L'autre danger, sous-estimé jusque-là, est la présence, même à faible concentration, du plomb dans l'eau du robinet.
Même à faible dose, parce qu'il s'accumule dans l'organisme, en particulier chez les enfants (qui n'en éliminent que 50 %), il peut en effet entraîner des troubles du comportement, de l'audition, de la mémoire ainsi que des anomalies de développement du foetus chez les femmes enceintes.
C'est ainsi que sur les recommandations de l'Organisation Mondiale de la Santé (OMS), les directives européennes prévoient maintenant une valeur maximale de 25 µg/l de plomb à atteindre dans les 5 ans et de 10 µg/l dans les 15 ans.

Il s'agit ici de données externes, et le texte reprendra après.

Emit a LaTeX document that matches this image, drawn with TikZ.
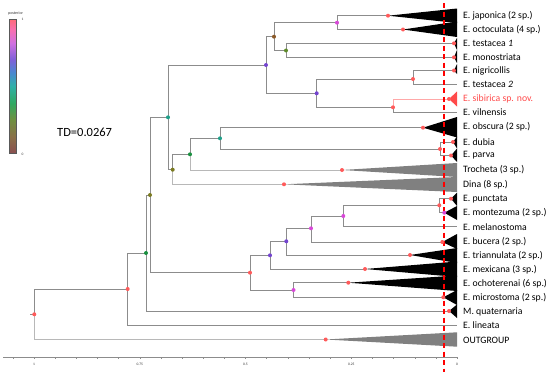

La norme admise était jusque-là de 50 µg/l. Mais même cette valeur est souvent loin d'être respectée aujourd'hui. Que Choisir ?, qui a effectué plusieurs prélèvements à Paris et dans plusieurs villes de province, cite plusieurs cas de concentration de 150, 200 voire 570 µg/l.
Le plomb présent dans l'eau du robinet provient principalement des branchements en plomb raccordant le réseau à l'installation intérieure de distribution et des canalisations en plomb dans les réseaux intérieurs. L'eau, en particulier quand elle est peu minéralisée, dissout le plomb quand elle passe ou stagne dans les canalisations. L'utilisation de plomb au niveau des canalisations est interdite depuis avril 1995 et au niveau des brasures depuis 1997. Mais il reste le réseau existant.
Sur 26,3 millions de logements en France, 10 millions possèdent un réseau en plomb et sur 10,3 millions de branchements, 3,9 millions sont en plomb. Le coût de remplacement est évalué à 120 milliards de francs (100 milliards pour les canalisations et 20 milliards pour les branchements). Qui va payer ?
Le marché de distribution de l'eau est accaparé par une poignée de grosses compagnies, Vivendi (ex-Générale des Eaux), la Lyonnaise des Eaux et Saur (Bouygues). La Lyonnaise des Eaux n'y va pas par quatre chemins, l'addition, c'est au consommateur de la payer. Elle signale, dans une publication sur ce sujet, que 3,2 millions de branchements sont sous sa responsabilité dont 1,1 million en plomb. " Coût du remplacement d'un branchement : 5 000 F en moyenne, soit 5,5 milliards de francs. Cela représente en moyenne pour les consommateurs, un effort de 50 centimes par m3, soit 2 % du prix de l'eau. " Quitte à étaler chiffres et calculs, la Lyonnaise pourrait mettre noir sur blanc les profits réalisés dans la distribution de l'eau et combien ces milliards représentent en pourcentage de ses bénéfices. De même pour Vivendi, qui a accumulé tellement de profit sur le marché de l'eau qu'elle se jette sur tout ce qui peut être privatisable dans les domaines des transports, des cliniques et la communication.
Alors, les comptes de ces compagnies n'ont pas de plomb dans l'aile. À elles de payer cette remise aux normes, pas aux contribuables ni aux consommateurs.